Information shown:
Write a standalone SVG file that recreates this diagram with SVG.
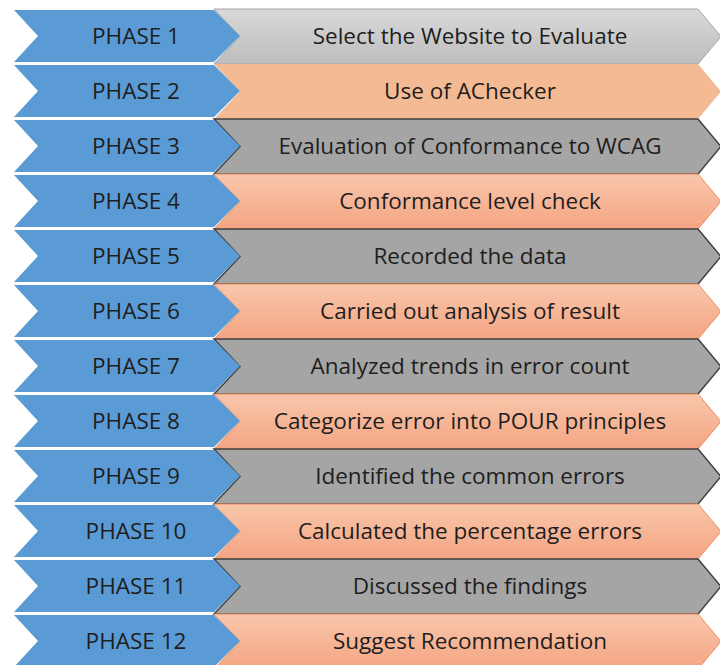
<svg xmlns="http://www.w3.org/2000/svg" width="720" height="665" viewBox="0 0 720 665">
<defs>
<linearGradient id="gLight" x1="0" y1="0" x2="0" y2="1"><stop offset="0" stop-color="#D9D9D9"/><stop offset="1" stop-color="#BDBDBD"/></linearGradient>
<linearGradient id="gOrange" x1="0" y1="0" x2="0" y2="1"><stop offset="0" stop-color="#F9C6AB"/><stop offset="1" stop-color="#F4A583"/></linearGradient>
<style>
.blue{fill:#5B9BD5;}
.light{fill:url(#gLight);stroke:#A6A6A6;stroke-width:1;}
.flat{fill:#F4BA94;}
.dark{fill:#A5A5A5;stroke:#404040;stroke-width:1.5;}
.orange{fill:url(#gOrange);stroke:#EE8D5C;stroke-width:1;}
text{font-family:"Open Sans","Liberation Sans",sans-serif;font-size:22.5px;fill:#1E1E1E;text-anchor:middle;}
</style>
</defs>
<g id="connectors"/>
<g id="steps">
<polygon class="light" points="214,9 698,9 721,36.5 698,64 214,64 240,36.5"/>
<polygon class="flat" points="214,64 698,64 721,91.5 698,119 214,119 240,91.5"/>
<polygon class="dark" points="214,119 698,119 721,146.5 698,174 214,174 240,146.5"/>
<polygon class="orange" points="214,174 698,174 721,201.5 698,229 214,229 240,201.5"/>
<polygon class="dark" points="214,229 698,229 721,256.5 698,284 214,284 240,256.5"/>
<polygon class="orange" points="214,284 698,284 721,311.5 698,339 214,339 240,311.5"/>
<polygon class="dark" points="214,339 698,339 721,366.5 698,394 214,394 240,366.5"/>
<polygon class="orange" points="214,394 698,394 721,421.5 698,449 214,449 240,421.5"/>
<polygon class="dark" points="214,449 698,449 721,476.5 698,504 214,504 240,476.5"/>
<polygon class="orange" points="214,504 698,504 721,531.5 698,559 214,559 240,531.5"/>
<polygon class="dark" points="214,559 698,559 721,586.5 698,614 214,614 240,586.5"/>
<polygon class="orange" points="214,614 698,614 721,641.5 698,669 214,669 240,641.5"/>
</g>
<g id="phase1"><polygon class="blue" points="14,10 214,10 240,36 214,62 14,62 38,36"/><text x="136" y="44">PHASE 1</text><text x="470" y="44">Select the Website to Evaluate</text></g>
<g id="phase2"><polygon class="blue" points="14,65 214,65 240,91 214,117 14,117 38,91"/><text x="136" y="99">PHASE 2</text><text x="470" y="99">Use of AChecker</text></g>
<g id="phase3"><polygon class="blue" points="14,120 214,120 240,146 214,172 14,172 38,146"/><text x="136" y="154">PHASE 3</text><text x="470" y="154">Evaluation of Conformance to WCAG</text></g>
<g id="phase4"><polygon class="blue" points="14,175 214,175 240,201 214,227 14,227 38,201"/><text x="136" y="209">PHASE 4</text><text x="470" y="209">Conformance level check</text></g>
<g id="phase5"><polygon class="blue" points="14,230 214,230 240,256 214,282 14,282 38,256"/><text x="136" y="264">PHASE 5</text><text x="470" y="264">Recorded the data</text></g>
<g id="phase6"><polygon class="blue" points="14,285 214,285 240,311 214,337 14,337 38,311"/><text x="136" y="319">PHASE 6</text><text x="470" y="319">Carried out analysis of result</text></g>
<g id="phase7"><polygon class="blue" points="14,340 214,340 240,366 214,392 14,392 38,366"/><text x="136" y="374">PHASE 7</text><text x="470" y="374">Analyzed trends in error count</text></g>
<g id="phase8"><polygon class="blue" points="14,395 214,395 240,421 214,447 14,447 38,421"/><text x="136" y="429">PHASE 8</text><text x="470" y="429">Categorize error into POUR principles</text></g>
<g id="phase9"><polygon class="blue" points="14,450 214,450 240,476 214,502 14,502 38,476"/><text x="136" y="484">PHASE 9</text><text x="470" y="484">Identified the common errors</text></g>
<g id="phase10"><polygon class="blue" points="14,505 214,505 240,531 214,557 14,557 38,531"/><text x="136" y="539">PHASE 10</text><text x="470" y="539">Calculated the percentage errors</text></g>
<g id="phase11"><polygon class="blue" points="14,560 214,560 240,586 214,612 14,612 38,586"/><text x="136" y="594">PHASE 11</text><text x="470" y="594">Discussed the findings</text></g>
<g id="phase12"><polygon class="blue" points="14,615 214,615 240,641 214,667 14,667 38,641"/><text x="136" y="649">PHASE 12</text><text x="470" y="649">Suggest Recommendation</text></g>
</svg>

What you will do: Reproduce the material above in full and without alteration, but skip all pictures.

Solution for this problem:
Write a standalone SVG file that recreates this diagram with SVG.
<svg xmlns="http://www.w3.org/2000/svg" width="720" height="665" viewBox="0 0 720 665">
<defs>
<linearGradient id="gLight" x1="0" y1="0" x2="0" y2="1"><stop offset="0" stop-color="#D9D9D9"/><stop offset="1" stop-color="#BDBDBD"/></linearGradient>
<linearGradient id="gOrange" x1="0" y1="0" x2="0" y2="1"><stop offset="0" stop-color="#F9C6AB"/><stop offset="1" stop-color="#F4A583"/></linearGradient>
<style>
.blue{fill:#5B9BD5;}
.light{fill:url(#gLight);stroke:#A6A6A6;stroke-width:1;}
.flat{fill:#F4BA94;}
.dark{fill:#A5A5A5;stroke:#404040;stroke-width:1.5;}
.orange{fill:url(#gOrange);stroke:#EE8D5C;stroke-width:1;}
text{font-family:"Open Sans","Liberation Sans",sans-serif;font-size:22.5px;fill:#1E1E1E;text-anchor:middle;}
</style>
</defs>
<g id="connectors"/>
<g id="steps">
<polygon class="light" points="214,9 698,9 721,36.5 698,64 214,64 240,36.5"/>
<polygon class="flat" points="214,64 698,64 721,91.5 698,119 214,119 240,91.5"/>
<polygon class="dark" points="214,119 698,119 721,146.5 698,174 214,174 240,146.5"/>
<polygon class="orange" points="214,174 698,174 721,201.5 698,229 214,229 240,201.5"/>
<polygon class="dark" points="214,229 698,229 721,256.5 698,284 214,284 240,256.5"/>
<polygon class="orange" points="214,284 698,284 721,311.5 698,339 214,339 240,311.5"/>
<polygon class="dark" points="214,339 698,339 721,366.5 698,394 214,394 240,366.5"/>
<polygon class="orange" points="214,394 698,394 721,421.5 698,449 214,449 240,421.5"/>
<polygon class="dark" points="214,449 698,449 721,476.5 698,504 214,504 240,476.5"/>
<polygon class="orange" points="214,504 698,504 721,531.5 698,559 214,559 240,531.5"/>
<polygon class="dark" points="214,559 698,559 721,586.5 698,614 214,614 240,586.5"/>
<polygon class="orange" points="214,614 698,614 721,641.5 698,669 214,669 240,641.5"/>
</g>
<g id="phase1"><polygon class="blue" points="14,10 214,10 240,36 214,62 14,62 38,36"/><text x="136" y="44">PHASE 1</text><text x="470" y="44">Select the Website to Evaluate</text></g>
<g id="phase2"><polygon class="blue" points="14,65 214,65 240,91 214,117 14,117 38,91"/><text x="136" y="99">PHASE 2</text><text x="470" y="99">Use of AChecker</text></g>
<g id="phase3"><polygon class="blue" points="14,120 214,120 240,146 214,172 14,172 38,146"/><text x="136" y="154">PHASE 3</text><text x="470" y="154">Evaluation of Conformance to WCAG</text></g>
<g id="phase4"><polygon class="blue" points="14,175 214,175 240,201 214,227 14,227 38,201"/><text x="136" y="209">PHASE 4</text><text x="470" y="209">Conformance level check</text></g>
<g id="phase5"><polygon class="blue" points="14,230 214,230 240,256 214,282 14,282 38,256"/><text x="136" y="264">PHASE 5</text><text x="470" y="264">Recorded the data</text></g>
<g id="phase6"><polygon class="blue" points="14,285 214,285 240,311 214,337 14,337 38,311"/><text x="136" y="319">PHASE 6</text><text x="470" y="319">Carried out analysis of result</text></g>
<g id="phase7"><polygon class="blue" points="14,340 214,340 240,366 214,392 14,392 38,366"/><text x="136" y="374">PHASE 7</text><text x="470" y="374">Analyzed trends in error count</text></g>
<g id="phase8"><polygon class="blue" points="14,395 214,395 240,421 214,447 14,447 38,421"/><text x="136" y="429">PHASE 8</text><text x="470" y="429">Categorize error into POUR principles</text></g>
<g id="phase9"><polygon class="blue" points="14,450 214,450 240,476 214,502 14,502 38,476"/><text x="136" y="484">PHASE 9</text><text x="470" y="484">Identified the common errors</text></g>
<g id="phase10"><polygon class="blue" points="14,505 214,505 240,531 214,557 14,557 38,531"/><text x="136" y="539">PHASE 10</text><text x="470" y="539">Calculated the percentage errors</text></g>
<g id="phase11"><polygon class="blue" points="14,560 214,560 240,586 214,612 14,612 38,586"/><text x="136" y="594">PHASE 11</text><text x="470" y="594">Discussed the findings</text></g>
<g id="phase12"><polygon class="blue" points="14,615 214,615 240,641 214,667 14,667 38,641"/><text x="136" y="649">PHASE 12</text><text x="470" y="649">Suggest Recommendation</text></g>
</svg>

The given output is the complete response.